DEL MAR — Despite its name, the Del Mar Fairgrounds is owned by the state, not the city in which it is located, and governed by a nine-member board of directors appointed by the governor. So to some it may seem odd that the current board — a few of them Arnold Schwarzenegger appointees — is opposing the proposed sale of the facility that was negotiated by the former governor’s office.
And at least one person is questioning the board’s decision to allocate money, after the fact, to address the impacts of a bill that would authorize the $120 million sale.
During the public comment period at the Feb. 8 meeting, Del Mar resident Laura DeMarco asked board members why they had just approved two contracts, one of which had already expired and another that was halfway to that point.
One agreement was with a public relations firm, Southwest Strategies LLC, for “Consultation Services and Development of Public Awareness Campaign Regarding Impact of Senate Bill 1.” That contract began Nov. 1, 2010, and runs through April 2011.

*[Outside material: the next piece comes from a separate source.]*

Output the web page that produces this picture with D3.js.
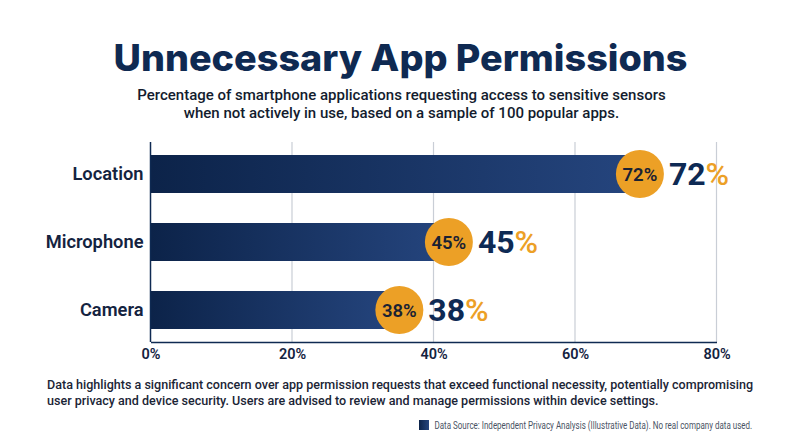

The other agreement was with The Flanigan Law Firm, a Sacramento-based company of “experienced government relations professionals and registered lobbyists,” for “Legal Services Regarding Impact of Senate Bill 1 with Respect to the DAA’s Master Plan.” That contract began Dec. 1, 2010, and expired Jan. 31, 2011.
Neither agreement was to exceed $75,000, and both were approved as part of the consent calendar so they were enacted along with other agenda items with one motion.
DeMarco said she didn’t understand why the board would retroactively approve the contracts, especially since regular monthly meetings have been held. She also said she didn’t believe “spending state money to lobby state legislators” was an appropriate use of public funds.
“It seems like very poor governance,” DeMarco said.
Laws governing public meetings prohibited board members from discussing remarks made during the public comment period. Fairgrounds officials did not return phone calls and an e-mail requesting a response.
In 2008, Schwarzenegger proposed selling state-owned property to help deal with a massive budget deficit. The local fairgrounds was originally part of the package but was eventually taken off the table.
Del Mar City Council members and staff spent the next 18 months negotiating a deal to buy the facility, which makes up about 20 percent of Del Mar, the smallest city in the county.
Officials from that city claim local control will ensure the continuation of the fair, horse racing and other appropriate events. They say it will also protect the site from overdevelopment and the adjacent wetlands from environmental damage.
Fairgrounds officials oppose the sale, claiming the facility will likely end up bankrupt if owned by Del Mar. The board president once described the financial plans as “voodoo economics.”
The 22nd District Agricultural Association, which governs the site, is expected to certify a draft environmental impact report in April for expansion plans for the facility that include new exhibition halls, parking structures, an administrative building and a hotel condominium with rooftop sports arenas, although board members have said that letter has been deleted.
SB 1 is in the early stages of the legislative process. It has yet to begin committee hearings. If it gets through the Senate, it must still go through the same process in the Assembly.
If it passes both Houses, its final fate lies in the hands of Gov. Jerry Brown, who can either sign or veto the bill. Although he has yet to say whether he supports the sale, Brown recently said he didn’t think this was the best time to be selling real estate.